I’m an introvert. Las Vegas, with or without the Electric Daisy Carnival, would probably do me in after 48 hours.
It doesn’t seem like that big of a thing. Those of you that know me well probably thought, “Well, duh.” But for years I honestly didn’t know. When I heard “introvert” I thought of words like shy, anti-social, quiet, lonely, recluse. That couldn’t be me, as I didn’t identify with any of those things. I don’t have trouble introducing myself to new people or making small talk. I enjoy people. I never feel lonely and I leave the house every day.
Instead, I thought I was moody, selfish, aloof, distant. I can tolerate noise, but it’s as if it builds like a slow tsunami. The noise is fine, and I can deal with it, until suddenly I just can’t. I enjoy my family and friends, but if too much time goes by without time alone, I snap. If it’s been a particularly hectic day, one filled with talking and togetherness and touching, I can feel a primal need to shrink within myself. Doesn’t matter if Mike hasn’t seen or touched me all day. On those days, when we finally settle into bed, I build my imaginary wall between us. Back turned, book in hand, earplugs in.
I can fake it if I have to, often for days on end. I can be chatty, perky, open and entertaining. But if I do not allow myself some moments of solitude and quiet, it was always end badly. And by badly, I mean someone (or everyone) in my little family will feel it.

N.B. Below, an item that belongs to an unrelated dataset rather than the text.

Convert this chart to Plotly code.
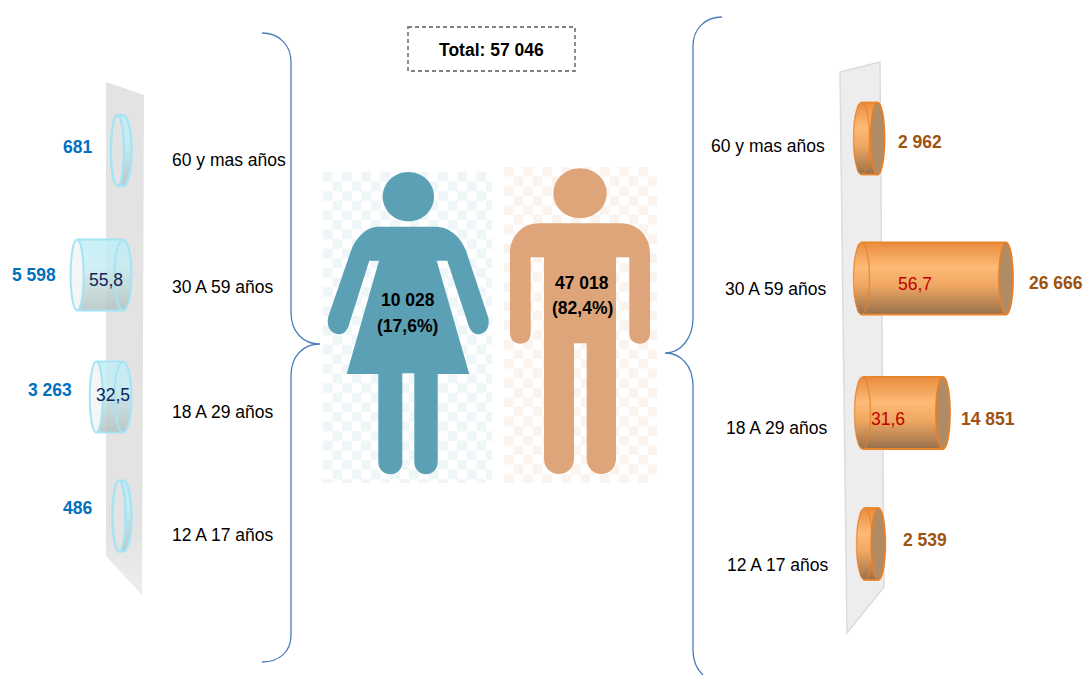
import math
import plotly.graph_objects as go

# ---------- data ----------
categories = ["60 y mas años", "30 A 59 años", "18 A 29 años", "12 A 17 años"]
mujeres = [681, 5598, 3263, 486]
hombres = [2962, 26666, 14851, 2539]
mujeres_lbl = ["681", "5 598", "3 263", "486"]
hombres_lbl = ["2 962", "26 666", "14 851", "2 539"]
mujeres_pct = [None, "55,8", "32,5", None]
hombres_pct = [None, "56,7", "31,6", None]
total_label = "Total: 57 046"
mujer_tot = ["10 028", "(17,6%)"]
hombre_tot = ["47 018", "(82,4%)"]

# ---------- layout (page pixels) ----------
W, H = 1083, 675
L_ZERO, L_SCALE = 123.0, 0.0082     # px of value 0, px per unit, left panel
R_ZERO, R_SCALE = 861.5, 0.00542    # same, right panel
L_ROW = [150.5, 275.0, 397.0, 516.0]
R_ROW = [138.5, 278.5, 413.0, 544.0]
R_SHIFT = [0, 0, 1, 3]
L_HH, R_HH = 35.5, 36.0
N = 36

def lerp(stops, t):
    for (a, ca), (b, cb) in zip(stops, stops[1:]):
        if t <= b:
            f = (t - a) / (b - a)
            return "rgb(%d,%d,%d)" % tuple(round(x + (y - x) * f) for x, y in zip(ca, cb))
    return "rgb(%d,%d,%d)" % stops[-1][1]

R_STOPS = [(0, (232, 140, 62)), (.35, (253, 186, 118)), (.6, (240, 168, 98)), (.85, (186, 134, 84)), (1, (150, 112, 76))]
L_STOPS = [(0, (190, 238, 248)), (.4, (196, 236, 242)), (.7, (188, 214, 214)), (1, (178, 192, 192))]

def slices(values, rows, hh, zero_half, shifts, scale, stops):
    ys, xs, bases, cols = [], [], [], []
    for v, r, sh in zip(values, rows, shifts):
        for k in range(N):
            u = (k + .5) / N
            t = 2 * u - 1
            round_off = zero_half * math.sqrt(max(0, 1 - t * t)) / scale
            ys.append(r + t * hh)
            bases.append(sh / scale - round_off)
            xs.append(v + round_off)
            cols.append(lerp(stops, u))
    return ys, xs, bases, cols

fig = go.Figure()

ry, rx, rb, rc = slices(hombres, R_ROW, R_HH, 8, R_SHIFT, R_SCALE, R_STOPS)
fig.add_trace(go.Bar(orientation="h", y=ry, x=rx, base=rb, width=2 * R_HH / N + .4,
                     marker=dict(color=rc, line=dict(width=0)), xaxis="x2", yaxis="y", hoverinfo="skip"))
ly, lx, lb, lc = slices(mujeres, L_ROW, L_HH, 8.5, [0, 0, 0, 0], L_SCALE, L_STOPS)
fig.add_trace(go.Bar(orientation="h", y=ly, x=lx, base=lb, width=2 * L_HH / N,
                     marker=dict(color=lc, line=dict(width=0)), opacity=.8, xaxis="x3", yaxis="y", hoverinfo="skip"))

shapes = []
def path(d, fill=None, line=None, lw=0, layer="below", dash=None):
    s = dict(type="path", path=d, xref="x", yref="y", layer=layer,
             line=dict(color=line or "rgba(0,0,0,0)", width=lw))
    if fill:
        s["fillcolor"] = fill
    if dash:
        s["line"]["dash"] = dash
    shapes.append(s)

# plates
path("M106,82 L144,95 L142,595 L106,556 Z", fill="#E3E3E3")
for fade_y in range(540, 600, 6):
    path(f"M100,{fade_y} L150,{fade_y} L150,600 L100,600 Z", fill="rgba(255,255,255,.07)")
path("M840,72 L880,62 L884,587 L847,633 Z", fill="#EDEDED", line="#DCDCDC", lw=1.5)

# checker grounds
def checker(x0, y0, x1, y1, c, color):
    d = []
    i = 0
    y = y0
    while y < y1:
        j = 0
        x = x0
        while x < x1:
            if (i + j) % 2 == 0:
                xe, ye = min(x + c, x1), min(y + c, y1)
                d.append(f"M{x:.1f},{y:.1f} L{xe:.1f},{y:.1f} L{xe:.1f},{ye:.1f} L{x:.1f},{ye:.1f} Z")
            x += c
            j += 1
        y += c
        i += 1
    path(" ".join(d), fill=color)

checker(323, 172, 492, 483, 9.6, "#EEF6F8")
checker(504, 167, 657, 483, 9.6, "#FBF4EE")

# figures, drawn in the 3x crop's coordinates
def tr(x, y):
    return f"{310 + x / 3:.1f},{160 + y / 3:.1f}"

def figpath(cmds):
    out = []
    for c in cmds:
        out.append(c[0] + " ".join(tr(c[i], c[i + 1]) for i in range(1, len(c), 2)))
    return " ".join(out) + " Z"

def head(cx, cy, rx, ry):
    k = .5523
    return [("M", cx - rx, cy),
            ("C", cx - rx, cy - k * ry, cx - k * rx, cy - ry, cx, cy - ry),
            ("C", cx + k * rx, cy - ry, cx + rx, cy - k * ry, cx + rx, cy),
            ("C", cx + rx, cy + k * ry, cx + k * rx, cy + ry, cx, cy + ry),
            ("C", cx - k * rx, cy + ry, cx - rx, cy + k * ry, cx - rx, cy)]

WOMAN = "#5BA0B4"
MAN = "#DDA579"
path(figpath(head(295, 110, 77, 74)), fill=WOMAN)
path(figpath([("M", 205, 200), ("L", 375, 200), ("C", 420, 200, 452, 232, 468, 272), ("L", 534, 470),
              ("C", 548, 525, 490, 542, 476, 497), ("L", 412, 302), ("L", 380, 302), ("L", 478, 642),
              ("L", 383, 642), ("L", 383, 905), ("C", 383, 955, 313, 955, 313, 905), ("L", 313, 640),
              ("L", 277, 640), ("L", 277, 905), ("C", 277, 955, 205, 955, 205, 905), ("L", 205, 642),
              ("L", 110, 642), ("L", 207, 302), ("L", 178, 302), ("L", 116, 497),
              ("C", 102, 542, 42, 525, 55, 470), ("L", 123, 272), ("C", 138, 232, 170, 200, 205, 200)]), fill=WOMAN)
path(figpath(head(810, 100, 80, 75)), fill=MAN)
path(figpath([("M", 690, 190), ("L", 930, 190), ("C", 985, 190, 1020, 230, 1020, 280), ("L", 1020, 520),
              ("C", 1020, 562, 958, 562, 958, 520), ("L", 958, 292), ("L", 918, 292), ("L", 918, 895),
              ("C", 918, 958, 830, 958, 830, 895), ("L", 830, 550), ("L", 792, 550), ("L", 792, 895),
              ("C", 792, 958, 702, 958, 702, 895), ("L", 702, 292), ("L", 662, 292), ("L", 662, 520),
              ("C", 662, 562, 600, 562, 600, 520), ("L", 600, 280), ("C", 600, 230, 635, 190, 690, 190)]), fill=MAN)

# braces
BLUE = "#4A7EBB"
path("M262,33 C279,33 291,45 291,62 L291,312 C291,332 303,344 320,344 C303,344 291,356 291,376 L291,635 C291,652 279,662 262,662",
     line=BLUE, lw=1.3)
path("M722,17 C705,17 693,29 693,46 L693,318 C693,338 681,353 665,353 C681,353 693,366 693,386 L693,650 C693,662 697,670 704,676",
     line=BLUE, lw=1.3)

# total box
path("M408,27 L575,27 L575,71 L408,71 Z", line="#808080", lw=1.8, dash="4px,3px")

# cylinder ends, computed from the values
def ellipse(xref, val, half, scale, shift, row, hh, fill, line, lw):
    c = val + shift / scale
    shapes.append(dict(type="circle", xref=xref, yref="y", layer="above",
                       x0=c - half / scale, x1=c + half / scale, y0=row - hh, y1=row + hh,
                       fillcolor=fill, line=dict(color=line, width=lw)))

def edge(xref, val, shift, scale, y, color, lw):
    shapes.append(dict(type="line", xref=xref, yref="y", layer="above",
                       x0=shift / scale, x1=val + shift / scale, y0=y, y1=y,
                       line=dict(color=color, width=lw)))

for v, r, sh in zip(hombres, R_ROW, R_SHIFT):
    ellipse("x2", 0, 8, R_SCALE, sh, r, R_HH, "rgba(0,0,0,0)", "rgba(232,128,40,.75)", 1.4)
    edge("x2", v, sh, R_SCALE, r - R_HH, "#E8862C", 1.8)
    edge("x2", v, sh, R_SCALE, r + R_HH, "#E8862C", 1.8)
    ellipse("x2", v, 7, R_SCALE, sh, r, R_HH, "#B08C66", "#E8802A", 1.8)

ICE = "#A4E4F6"
for v, r in zip(mujeres, L_ROW):
    ring = v < 1000
    ellipse("x3", 0, 8.5, L_SCALE, 0, r, L_HH, "rgba(0,0,0,0)", ICE, 2.4 if ring else 2)
    edge("x3", v, 0, L_SCALE, r - L_HH, ICE, 1.8)
    edge("x3", v, 0, L_SCALE, r + L_HH, ICE, 1.8)
    ellipse("x3", v, 6.5, L_SCALE, 0, r, L_HH, "#E3E3E3" if ring else "#F4F5F6", ICE, 2.4 if ring else 2)

# text
ann = []
def txt(t, x, y, size=17.5, color="#000000", bold=False, anchor="center"):
    ann.append(dict(text=f"<b>{t}</b>" if bold else t, x=x, y=y, xref="x", yref="y", showarrow=False,
                    xanchor=anchor, yanchor="middle", font=dict(family="Liberation Sans, Arial", size=size, color=color)))

L_TXT = [(170, 160), (170, 287), (170, 412), (170, 535)]
R_TXT = [(827, 146), (828, 289), (829, 428), (830, 565)]
for c, (x, y) in zip(categories, L_TXT):
    txt(c, x, y, anchor="left")
for c, (x, y) in zip(categories, R_TXT):
    txt(c, x, y, anchor="right")

L_VAL = [(77, 147), (34, 275), (50, 390), (77, 508)]
R_VAL = [(920, 142), (1056, 283), (988, 419), (925, 540)]
for t, (x, y) in zip(mujeres_lbl, L_VAL):
    txt(t, x, y, color="#0070C0", bold=True)
for t, (x, y) in zip(hombres_lbl, R_VAL):
    txt(t, x, y, color="#A0520F", bold=True)

L_PCT = [None, (106, 280), (113, 395), None]
R_PCT = [None, (915, 284), (888, 419), None]
for t, p in zip(mujeres_pct, L_PCT):
    if t:
        txt(t, p[0], p[1], color="#10245C")
for t, p in zip(hombres_pct, R_PCT):
    if t:
        txt(t, p[0], p[1], color="#C00000")

txt(total_label, 491, 50, bold=True)
txt(mujer_tot[0], 408, 300, bold=True)
txt(mujer_tot[1], 407, 326, bold=True)
txt(hombre_tot[0], 582, 283, bold=True)
txt(hombre_tot[1], 582, 308, bold=True)

hidden = dict(visible=False, showgrid=False, zeroline=False, fixedrange=True)
fig.update_layout(
    width=W, height=H, autosize=False,
    margin=dict(l=0, r=0, t=0, b=0), paper_bgcolor="white", plot_bgcolor="white",
    showlegend=False, barmode="overlay", bargap=0,
    xaxis=dict(range=[0, W], domain=[0, 1], **hidden),
    xaxis2=dict(range=[-R_ZERO / R_SCALE, (W - R_ZERO) / R_SCALE], domain=[0, 1], overlaying="x", anchor="y", **hidden),
    xaxis3=dict(range=[L_ZERO / L_SCALE, (L_ZERO - W) / L_SCALE], domain=[0, 1], overlaying="x", anchor="y", **hidden),
    yaxis=dict(range=[H, 0], domain=[0, 1], **hidden),
    shapes=shapes, annotations=ann,
)
fig.write_html("out.html", config=dict(displayModeBar=False),
               post_script="document.body.style.margin='0';document.documentElement.style.overflow='hidden';")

Here and there over the last few months, I’ve been coming across snippets of information about introverts. I imagine much of it is fueled by Susan Cain’s newish book, “Quiet: The Power of Introverts in a World That Can’t Stop Talking.” The more I learned, the more I realized there was so much about introverts that I didn’t know, including the fact that I was one of them. It feels like a release of an enormous burden, to realize this need for quiet wasn’t just a petulant quirk, but that it was key to bringing out the things that people appreciate in me. Things like my cooperativeness, my patience, my listening skills. I can’t be me without giving myself the tools I need to be my best me. And often that means shutting down and walking away.
For so long I felt tremendous guilt and shame about it. Other people would miss their spouses and children when they were gone. And while it’s true that I am always glad to see Mike after being apart or my kids after a stint at the grandparents, those absences recharge me. My need to read anything and everything felt like I was hiding from being present. My love of writing but loathing of self-promoting my work felt like a failure in a world that rewards those who can draw the most attention to themselves.
Like me! I want to say … but not too much.
I think the hardest part has been coming to terms with the fact that I am an anomaly in my immediate family. My husband and kids are extroverts. There is a part of me that will never quite fit in with them. There is a part of me they will never quite understand. But now that I’ve claimed my introvert, I hope that they’ll respect it. I hope that as they meet other people like me (and maybe even end up married to one), they’ll appreciate our quieter nature.
And when our reserved ways get a little too boring for their boisterous selves, there’s always the Electric Daisy Carnival.